Media outlets should also avoid portraying disabled people—living or dead—as “inspiration porn,” a term popularized in a TED Talk by the late disability activist Stella Young. (The term describes situations in which people with disabilities are described as inspirational solely or in part on the basis of their disability.) “Reporters are so quick to say that Hawking accomplished everything in his life ‘in spite of his disability’ and now he’s ‘freed from the confines of his wheelchair,’” says Emily Ladau, editor in chief of the Rooted in Rights blog. “But really, he accomplished everything in his life in spite of society’s stigmatizing perceptions of disability.” Finally, assuming “suffering” (as in, “he suffered from ALS”) is presuming that we know how that person felt about their circumstances.
Media coverage also has an impact on how the general public understands the lives of people with disabilities. “Biased reporting on disability reinforces negative stereotypes about people with disabilities,” says Kara Ayers, a psychologist and the associate director of the Center for Excellence in Developmental Disabilities at the University of Cincinnati. “These stigmatizing attitudes have a real-world impact on people with disabilities. They make it more difficult for people with disabilities to get jobs, make friends, find love, and live a life fully included in the community.”
Ayers explains that biased reporting is also unfair to the reader, assuming that the non-disabled world can’t begin to understand that some people take pride in their disabilities, and failing to capture the spectrum of experiences. Gilger adds that news organizations also have a responsibility to reflect their audiences if they’re going to be effective in covering the news. It’s not about being politically correct, she says—it’s about doing your job well, having inclusive coverage, knowing where the stories are and how to pursue them, and knowing who should be reflected and what sources to talk to.

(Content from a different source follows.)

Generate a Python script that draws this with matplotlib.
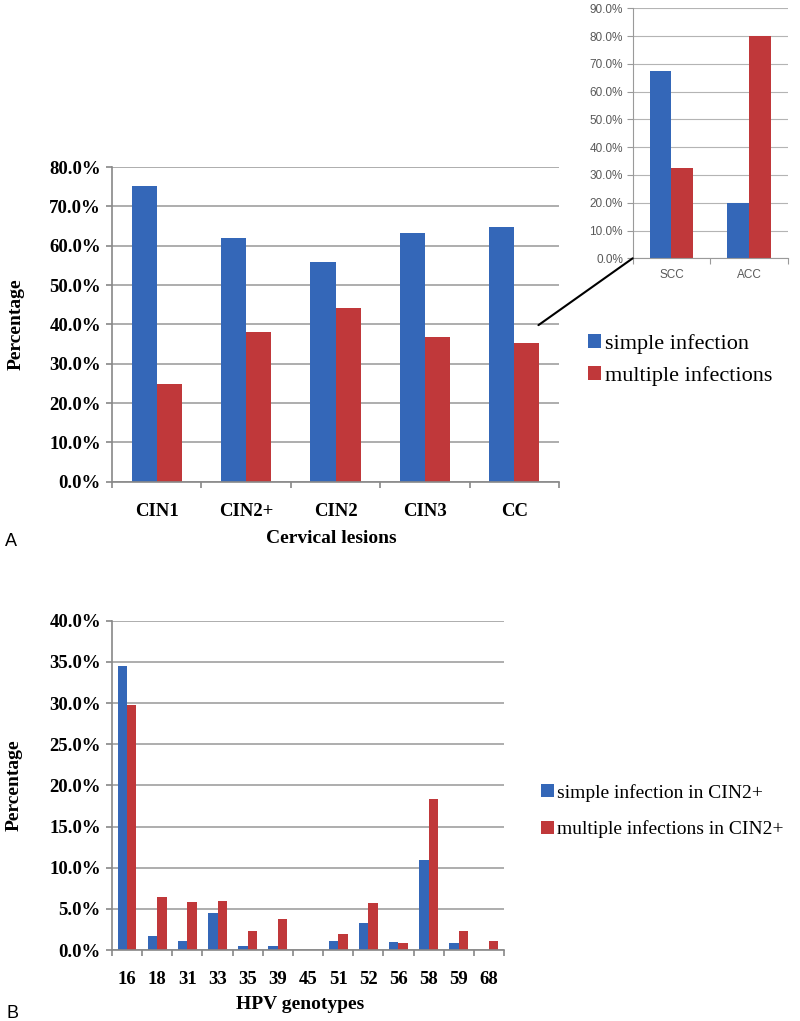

Representation is crucial too. It helps if media outlets and publishers hire people with disabilities, not only to report on stories specific to the disability community or beat, but to cover a wide range, including politics, lifestyle, health and wellness, fashion and beauty, sex and relationships, entertainment, and foreign affairs. “In hiring disabled journalists they can avoid the ableist nature of their reporting and hire people who can speak to the experience of the subject they are writing about,” says Keah Brown, a journalist and author who wrote an essay for Teen Vogue about what she felt was missing from coverage of Hawking’s death as a woman with cerebral palsy.
Resources like Disabled Writers assist with that mission, and DW recently announced their first writing fellowship program in partnership with the Daily Dot, where journalists with disabilities will receive mentoring and career development while they work on paid stories in collaboration with an editor. Rooted in Rights is also starting a Disabled Writers Fellowship, supported by the American Association of People with Disabilities (AAPD) Paul G. Hearne Emerging Leader Award, which Ladau was awarded in 2018 to begin the fellowship. The fellowship will offer writers a paid opportunity to receive mentorship and guidance, while building their writing portfolios and working on a pitch to a mainstream media outlet.
“We need more disabled writers sharing their words and entering the journalism world, so it is my hope that this fellowship will serve as a launching pad for more authentic disability representation,” she says.
The path forward is in diversifying our newsrooms and our media coverage, and giving the disability community a seat at the reporting table, and not just to cover disability-centric stories. It’s for reporters outside the disability community to center those voices in their reporting, defer to individuals’ preference in how they want to be identified, and use available resources to do thorough research and report stories that counter stigma and stereotypes. Someday, obituaries for accomplished physicists like Stephen Hawking will focus on the scope of their work and contributions to science, not on any assistive technology or mobility aids they may have used to navigate the world.